Karel irrt durch die Trümmer einer stark zerstörten Stadt, als er auf den Soldaten Steve trifft, der ihm sein Sandwich schenkt. Steve nimmt den Zehnjährigen mit in sein Privatquartier, kümmert sich um ihn und versucht, die Mutter des Jungen ausfindig zu machen. Er befürchtet, dass Karels Mutter tot ist und versucht, dessen Vertrauen zu gewinnen. Anfangs sträubt sich Karel; jedoch kommen sich beide im Laufe der Zeit näher, und Steve entscheidet sich, den aufgeweckten Jungen mit nach Amerika zu nehmen und lehrt ihn die englische Sprache. Es gelingt ihm jedoch trotz der tätowierten Nummer auf dem Arm des Jungen nicht, herauszufinden, wie der Junge wirklich heißt noch welcher Muttersprache und Nationalität er ist.
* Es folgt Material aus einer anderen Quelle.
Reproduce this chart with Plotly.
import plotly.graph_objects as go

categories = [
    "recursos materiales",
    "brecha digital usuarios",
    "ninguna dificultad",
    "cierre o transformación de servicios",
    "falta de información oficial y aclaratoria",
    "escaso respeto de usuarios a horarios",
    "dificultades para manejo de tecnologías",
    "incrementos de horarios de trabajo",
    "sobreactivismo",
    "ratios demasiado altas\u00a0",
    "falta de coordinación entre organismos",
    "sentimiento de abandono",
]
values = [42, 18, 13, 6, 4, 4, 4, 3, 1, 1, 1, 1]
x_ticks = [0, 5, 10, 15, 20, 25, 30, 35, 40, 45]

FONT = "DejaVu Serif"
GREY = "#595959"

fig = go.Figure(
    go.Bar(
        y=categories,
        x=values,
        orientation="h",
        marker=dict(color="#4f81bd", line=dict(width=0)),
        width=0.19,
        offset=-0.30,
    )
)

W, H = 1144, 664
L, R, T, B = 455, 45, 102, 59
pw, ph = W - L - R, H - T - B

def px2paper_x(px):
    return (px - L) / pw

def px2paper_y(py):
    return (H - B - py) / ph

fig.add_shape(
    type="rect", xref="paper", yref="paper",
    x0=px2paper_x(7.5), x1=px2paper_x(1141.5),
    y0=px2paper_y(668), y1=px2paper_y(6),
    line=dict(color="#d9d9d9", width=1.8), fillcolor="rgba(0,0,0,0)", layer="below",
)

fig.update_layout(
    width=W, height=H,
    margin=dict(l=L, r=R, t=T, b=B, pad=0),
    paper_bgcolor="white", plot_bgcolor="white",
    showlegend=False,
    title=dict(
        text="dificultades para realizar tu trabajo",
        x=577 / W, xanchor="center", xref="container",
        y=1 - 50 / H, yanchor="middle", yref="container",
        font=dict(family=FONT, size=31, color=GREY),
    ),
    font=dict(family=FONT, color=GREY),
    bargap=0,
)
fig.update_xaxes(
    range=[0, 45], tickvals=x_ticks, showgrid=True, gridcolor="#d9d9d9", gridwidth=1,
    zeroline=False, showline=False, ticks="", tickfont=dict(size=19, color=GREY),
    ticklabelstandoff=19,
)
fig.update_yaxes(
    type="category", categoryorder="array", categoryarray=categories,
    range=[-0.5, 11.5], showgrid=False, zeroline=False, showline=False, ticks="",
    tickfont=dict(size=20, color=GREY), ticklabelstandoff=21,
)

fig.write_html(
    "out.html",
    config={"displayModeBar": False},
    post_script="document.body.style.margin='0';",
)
Währenddessen sucht die Mutter nach ihrem vermissten Sohn. Ein erster Junge, den sie in einer kirchlichen Einrichtung unter dem Namen ihres Sohnes, Karel Malik, auffindet, stellt sich als fremdes Kind heraus, das den Namen im Lager aufgeschnappt hatte und ihn fortan benutzte, weil er nicht jüdisch klang.
Als sie in einem anderen Sammelpunkt versprengter Kinder, einer Einrichtung von UNRRA, anhand der gefundenen Mütze vom vermeintlichen Tod ihres Sohnes erfährt, bricht sie zusammen. Die Mitarbeiter dort pflegen sie, und sie bleibt schließlich dort und kümmert sich fortan um die dortigen jüdischen Kinder, die auf eine Auswanderung nach Palästina vorbereitet werden.
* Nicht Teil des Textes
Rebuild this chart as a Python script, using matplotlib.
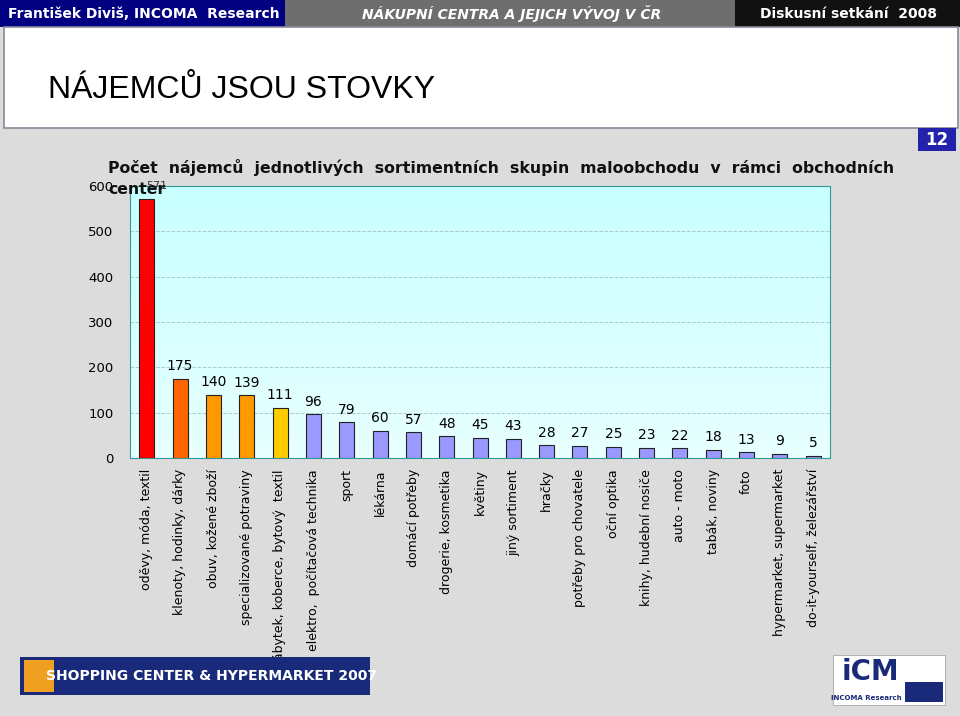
import matplotlib
matplotlib.use("Agg")
import matplotlib.pyplot as plt
import numpy as np
from matplotlib.patches import Rectangle

categories = ["oděvy, móda, textil", "klenoty, hodinky, dárky", "obuv, kožené zboží",
              "specializované potraviny", "nábytek, koberce, bytový  textil",
              "elektro,  počítačová technika", "sport", "lékárna", "domácí potřeby",
              "drogerie, kosmetika", "květiny", "jiný sortiment", "hračky",
              "potřeby pro chovatele", "oční optika", "knihy, hudební nosiče",
              "auto - moto", "tabák, noviny", "foto", "hypermarket, supermarket",
              "do-it-yourself, železářství"]
values = [571, 175, 140, 139, 111, 96, 79, 60, 57, 48, 45, 43, 28, 27, 25, 23, 22, 18, 13, 9, 5]
colors = ["#ff0000", "#ff6600", "#ff9900", "#ff9900", "#ffcc00"] + ["#9999ff"] * 16
yticks = [0, 100, 200, 300, 400, 500, 600]

W, H = 960, 716
fig = plt.figure(figsize=(9.6, 7.16), dpi=100, facecolor="#dcdcdc")

def box(x, y, w, h, fc, ec="none", lw=0, z=0):
    fig.patches.append(Rectangle((x / W, 1 - (y + h) / H), w / W, h / H, transform=fig.transFigure,
                                 facecolor=fc, edgecolor=ec, linewidth=lw, zorder=z))

def txt(x, y, s, **kw):
    fig.text(x / W, 1 - y / H, s, **kw)

# header
box(0, 0, 285, 27, "#000080")
box(285, 0, 450, 27, "#6e6e6e")
box(735, 0, 225, 27, "#111111")
txt(8, 14, "František Diviš, INCOMA  Research", color="white", fontsize=10, weight="bold", va="center")
txt(512, 14, "NÁKUPNÍ CENTRA A JEJICH VÝVOJ V ČR", color="white", fontsize=10, weight="bold",
    style="italic", va="center", ha="center")
txt(848, 14, "Diskusní setkání  2008", color="white", fontsize=10, weight="bold", va="center", ha="center")
box(4, 27, 954, 101, "white", ec="#888899", lw=1.2)
txt(48, 90, "NÁJEMCŮ JSOU STOVKY", fontsize=23, va="center", family="Liberation Sans")
box(918, 128, 38, 23, "#2222aa")
txt(937, 140, "12", color="white", fontsize=12, weight="bold", ha="center", va="center")

ax = fig.add_axes([130 / W, 1 - 458 / H, 700 / W, 272 / H])
ax.set_facecolor("#ccffff")
grad = np.linspace(1, 0, 256).reshape(-1, 1)
ax.imshow(grad, extent=[-0.5, len(values) - 0.5, 0, 600], aspect="auto",
          cmap=matplotlib.colors.LinearSegmentedColormap.from_list("g", ["#e8ffff", "#c8ffff"]),
          zorder=0)
x = np.arange(len(values))
ax.bar(x, values, width=0.45, color=colors, edgecolor="#222222", linewidth=0.8, zorder=3)
for xi, v in zip(x, values):
    if xi == 0:
        ax.text(xi, 600, str(v), ha="left", va="center", fontsize=8, zorder=4, color="#333333")
        continue
    ax.text(xi, v + 12, str(v), ha="center", va="bottom", fontsize=10, zorder=4)
ax.set_xlim(-0.5, len(values) - 0.5)
ax.set_ylim(0, 600)
ax.set_yticks(yticks)
ax.set_yticklabels([str(t) for t in yticks], fontsize=9.5)
ax.yaxis.grid(True, linestyle="--", color="#aacccc", linewidth=0.7, zorder=1)
ax.tick_params(axis="y", length=0, pad=12)
ax.set_xticks(x)
ax.set_xticklabels(categories, rotation=90, fontsize=9, va="top")
ax.tick_params(axis="x", length=0, pad=8)
for s in ax.spines.values():
    s.set_color("#339999")

txt(108, 168, "Počet  nájemců  jednotlivých  sortimentních  skupin  maloobchodu  v  rámci  obchodních",
    fontsize=11.3, weight="bold", va="center", color="#111111")
txt(108, 190, "center", fontsize=11.3, weight="bold", va="center", color="#111111")

# logos
box(20, 657, 350, 38, "#1a2a7a")
box(24, 660, 30, 32, "#f0a020")
txt(212, 676, "SHOPPING CENTER & HYPERMARKET 2007", color="white", fontsize=10, weight="bold",
    ha="center", va="center")
box(833, 655, 112, 50, "white", ec="#999999", lw=0.5)
txt(870, 672, "iCM", color="#1a2a7a", fontsize=20, weight="bold", ha="center", va="center")
box(905, 682, 38, 20, "#1a2a7a")
txt(866, 698, "INCOMA Research", color="#1a2a7a", fontsize=5, weight="bold", ha="center", va="center")

fig.savefig("out.png", dpi=100, facecolor=fig.get_facecolor())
Dorthin muss Steve Karel bringen, da ihm nicht gestattet wurde, den Jungen sofort mit in die Vereinigten Staaten mitnehmen zu können. Dort werden Mutter und Sohn wieder vereint.
Hintergrund
Der semidokumentarische Charakter des Films betraf nicht nur das im Film gezeigte Schicksal der Kinder und Jugendlichen, sondern auch in der Überschneidung mit Zinnemanns eigener Biographie.
„In The Search (1948) inszenierte der amerikanisch-jüdische Regisseur Fred Zinnemann die Geschichte der überlebenden Kinder der Konzentrationslager im Nachkriegsdeutschland der DP-Lager. Der Film bleibt in mehrfacher Hinsicht ein beachtliches historisches Dokument. Einerseits versucht er, die Situation der überlebenden Kinder zu dokumentieren, andererseits überschneiden sich die dargestellten Schicksale mit Zinnemanns eigener Biografie.“
– Imme Klages: Nach dem Krieg war vor dem Krieg, S. 1
Zinnemann hatte entschieden, dass in dem Film nur wenige Rollen von professionellen Schauspielern übernommen werden sollten, so von Montgomery Clift[1]. Stattdessen reiste er durch die DP-Lager und IRO-Children’s Centers, um Kinder und Jugendliche für die Mitarbeit an dem Film zu finden. In ihm spielten mehrere Hundert Kinder mit, die alle von Zinnemann und seinem Team ausgewählt worden waren. Aufgrund ihrer Erfahrungen, die sie mit den Verbrechen der Nazis am eigenen Leib erfahren hatten, sollten sie die tragenden Rollen übernehmen. Alleine in dem jüdischen Kinderheim in Bayerisch Gmain fand ein Casting mit zweihundert Kindern statt, von denen 12 in dem Film mitspielen durften.[2]:S. 95–96 Einer von ihnen war Avri Ladany, den Jim G. Tobias 2015 in seinem Dokumentarfilm In den Ruinen von Nürnberg porträtierte. Joel Feldmann, ein weiterer in dem Film vorgestellter Laienschauspieler, kam aus dem Kinder-Kibbuz im Ansbacher Stadtteil Strüth. Weitere Kinder und Jugendliche kamen aus dem Children’s Center Rosenheim und dem Children’s Center Kloster Indersdorf.[2]:S. 100
Vor dem Hintergrund der Erlebnisse der Kinder in den Konzentrationslagern und auf der Flucht, war es wichtig, auf deren psychische Verfassung Rücksicht zu nehmen. Zinnemann selber setzte sich bei seinen Reisen durch die Camps intensiv mit dem Verhalten der Kinder auseinander, und mit Eva Landsberg, einer Kinderärztin aus Berlin, die für den U.S. Public Health Service arbeitete und für die UNRRA zwei Jahre als Sachverständige für die DP-Kinder tätig war, wurde eine ausgewiesene Fachfrau als Drehbuch-Beraterin engagiert. Von ihr stammt eine Aussage über die dem Film zugrundeliegenden Grundgedanken.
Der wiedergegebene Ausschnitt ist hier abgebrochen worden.